**Stated exercise:** Please transcribe the data that follows without the pictures, keeping every word the same.

**Information shown:**
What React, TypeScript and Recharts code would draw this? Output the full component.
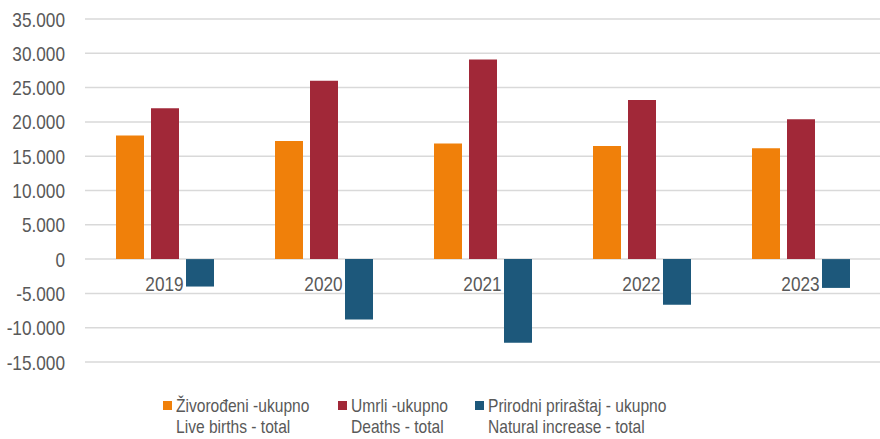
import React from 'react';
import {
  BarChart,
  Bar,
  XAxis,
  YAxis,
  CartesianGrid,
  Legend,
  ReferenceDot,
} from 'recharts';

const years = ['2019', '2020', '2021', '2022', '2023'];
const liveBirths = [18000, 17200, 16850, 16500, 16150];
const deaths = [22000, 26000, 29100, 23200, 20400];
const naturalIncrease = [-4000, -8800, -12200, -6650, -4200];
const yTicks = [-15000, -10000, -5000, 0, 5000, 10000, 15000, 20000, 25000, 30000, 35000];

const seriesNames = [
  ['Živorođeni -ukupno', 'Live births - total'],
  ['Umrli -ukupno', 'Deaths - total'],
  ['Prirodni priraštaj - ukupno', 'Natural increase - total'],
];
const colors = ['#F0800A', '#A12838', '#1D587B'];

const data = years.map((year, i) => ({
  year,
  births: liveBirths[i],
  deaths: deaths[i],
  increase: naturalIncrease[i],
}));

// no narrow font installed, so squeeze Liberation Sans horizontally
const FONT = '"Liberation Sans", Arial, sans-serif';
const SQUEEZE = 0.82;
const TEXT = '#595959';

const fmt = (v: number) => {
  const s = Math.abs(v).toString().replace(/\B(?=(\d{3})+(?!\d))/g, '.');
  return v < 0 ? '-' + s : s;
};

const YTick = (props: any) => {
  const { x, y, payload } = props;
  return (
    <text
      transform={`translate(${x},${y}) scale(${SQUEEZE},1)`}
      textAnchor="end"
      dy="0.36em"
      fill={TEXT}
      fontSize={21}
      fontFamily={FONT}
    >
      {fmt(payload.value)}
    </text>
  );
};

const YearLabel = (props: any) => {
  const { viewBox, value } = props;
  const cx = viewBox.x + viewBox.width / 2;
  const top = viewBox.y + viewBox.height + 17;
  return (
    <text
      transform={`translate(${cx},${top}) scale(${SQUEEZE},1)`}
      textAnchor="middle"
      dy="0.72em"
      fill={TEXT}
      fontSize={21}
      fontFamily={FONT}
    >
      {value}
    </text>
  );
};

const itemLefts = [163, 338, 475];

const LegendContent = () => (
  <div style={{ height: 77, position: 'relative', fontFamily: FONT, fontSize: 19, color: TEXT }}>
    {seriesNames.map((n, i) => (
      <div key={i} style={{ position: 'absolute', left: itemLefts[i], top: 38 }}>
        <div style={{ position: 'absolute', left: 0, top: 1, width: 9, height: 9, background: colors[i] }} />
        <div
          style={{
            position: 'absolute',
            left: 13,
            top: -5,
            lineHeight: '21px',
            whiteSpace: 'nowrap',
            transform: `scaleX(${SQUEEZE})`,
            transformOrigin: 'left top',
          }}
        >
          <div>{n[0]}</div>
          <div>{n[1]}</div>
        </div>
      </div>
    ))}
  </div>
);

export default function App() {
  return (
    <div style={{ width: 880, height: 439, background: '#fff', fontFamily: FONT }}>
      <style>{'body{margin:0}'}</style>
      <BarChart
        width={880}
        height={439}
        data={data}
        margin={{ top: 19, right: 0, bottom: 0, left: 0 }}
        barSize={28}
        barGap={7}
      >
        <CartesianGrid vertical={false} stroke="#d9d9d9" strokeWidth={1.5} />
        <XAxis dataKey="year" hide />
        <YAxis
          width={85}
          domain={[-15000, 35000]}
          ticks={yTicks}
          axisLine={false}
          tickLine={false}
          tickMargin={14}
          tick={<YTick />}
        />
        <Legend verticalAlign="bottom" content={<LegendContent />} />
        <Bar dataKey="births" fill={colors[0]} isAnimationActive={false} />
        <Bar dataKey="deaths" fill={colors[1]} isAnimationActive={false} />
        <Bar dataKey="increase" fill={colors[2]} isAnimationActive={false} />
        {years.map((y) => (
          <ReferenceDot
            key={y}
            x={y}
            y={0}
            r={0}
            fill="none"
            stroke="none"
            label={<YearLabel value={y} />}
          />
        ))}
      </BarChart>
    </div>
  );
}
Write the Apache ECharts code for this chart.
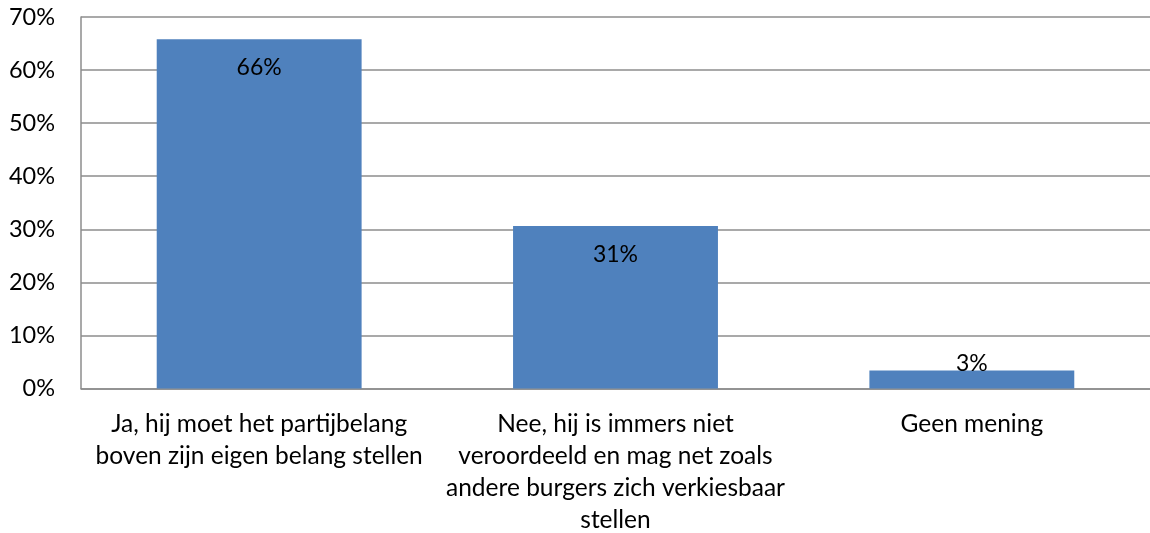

**Reply:**
What React, TypeScript and Recharts code would draw this? Output the full component.
import React from 'react';
import {
  BarChart,
  Bar,
  XAxis,
  YAxis,
  CartesianGrid,
  Legend,
  ReferenceDot,
} from 'recharts';

const years = ['2019', '2020', '2021', '2022', '2023'];
const liveBirths = [18000, 17200, 16850, 16500, 16150];
const deaths = [22000, 26000, 29100, 23200, 20400];
const naturalIncrease = [-4000, -8800, -12200, -6650, -4200];
const yTicks = [-15000, -10000, -5000, 0, 5000, 10000, 15000, 20000, 25000, 30000, 35000];

const seriesNames = [
  ['Živorođeni -ukupno', 'Live births - total'],
  ['Umrli -ukupno', 'Deaths - total'],
  ['Prirodni priraštaj - ukupno', 'Natural increase - total'],
];
const colors = ['#F0800A', '#A12838', '#1D587B'];

const data = years.map((year, i) => ({
  year,
  births: liveBirths[i],
  deaths: deaths[i],
  increase: naturalIncrease[i],
}));

// no narrow font installed, so squeeze Liberation Sans horizontally
const FONT = '"Liberation Sans", Arial, sans-serif';
const SQUEEZE = 0.82;
const TEXT = '#595959';

const fmt = (v: number) => {
  const s = Math.abs(v).toString().replace(/\B(?=(\d{3})+(?!\d))/g, '.');
  return v < 0 ? '-' + s : s;
};

const YTick = (props: any) => {
  const { x, y, payload } = props;
  return (
    <text
      transform={`translate(${x},${y}) scale(${SQUEEZE},1)`}
      textAnchor="end"
      dy="0.36em"
      fill={TEXT}
      fontSize={21}
      fontFamily={FONT}
    >
      {fmt(payload.value)}
    </text>
  );
};

const YearLabel = (props: any) => {
  const { viewBox, value } = props;
  const cx = viewBox.x + viewBox.width / 2;
  const top = viewBox.y + viewBox.height + 17;
  return (
    <text
      transform={`translate(${cx},${top}) scale(${SQUEEZE},1)`}
      textAnchor="middle"
      dy="0.72em"
      fill={TEXT}
      fontSize={21}
      fontFamily={FONT}
    >
      {value}
    </text>
  );
};

const itemLefts = [163, 338, 475];

const LegendContent = () => (
  <div style={{ height: 77, position: 'relative', fontFamily: FONT, fontSize: 19, color: TEXT }}>
    {seriesNames.map((n, i) => (
      <div key={i} style={{ position: 'absolute', left: itemLefts[i], top: 38 }}>
        <div style={{ position: 'absolute', left: 0, top: 1, width: 9, height: 9, background: colors[i] }} />
        <div
          style={{
            position: 'absolute',
            left: 13,
            top: -5,
            lineHeight: '21px',
            whiteSpace: 'nowrap',
            transform: `scaleX(${SQUEEZE})`,
            transformOrigin: 'left top',
          }}
        >
          <div>{n[0]}</div>
          <div>{n[1]}</div>
        </div>
      </div>
    ))}
  </div>
);

export default function App() {
  return (
    <div style={{ width: 880, height: 439, background: '#fff', fontFamily: FONT }}>
      <style>{'body{margin:0}'}</style>
      <BarChart
        width={880}
        height={439}
        data={data}
        margin={{ top: 19, right: 0, bottom: 0, left: 0 }}
        barSize={28}
        barGap={7}
      >
        <CartesianGrid vertical={false} stroke="#d9d9d9" strokeWidth={1.5} />
        <XAxis dataKey="year" hide />
        <YAxis
          width={85}
          domain={[-15000, 35000]}
          ticks={yTicks}
          axisLine={false}
          tickLine={false}
          tickMargin={14}
          tick={<YTick />}
        />
        <Legend verticalAlign="bottom" content={<LegendContent />} />
        <Bar dataKey="births" fill={colors[0]} isAnimationActive={false} />
        <Bar dataKey="deaths" fill={colors[1]} isAnimationActive={false} />
        <Bar dataKey="increase" fill={colors[2]} isAnimationActive={false} />
        {years.map((y) => (
          <ReferenceDot
            key={y}
            x={y}
            y={0}
            r={0}
            fill="none"
            stroke="none"
            label={<YearLabel value={y} />}
          />
        ))}
      </BarChart>
    </div>
  );
}
Write the Apache ECharts code for this chart.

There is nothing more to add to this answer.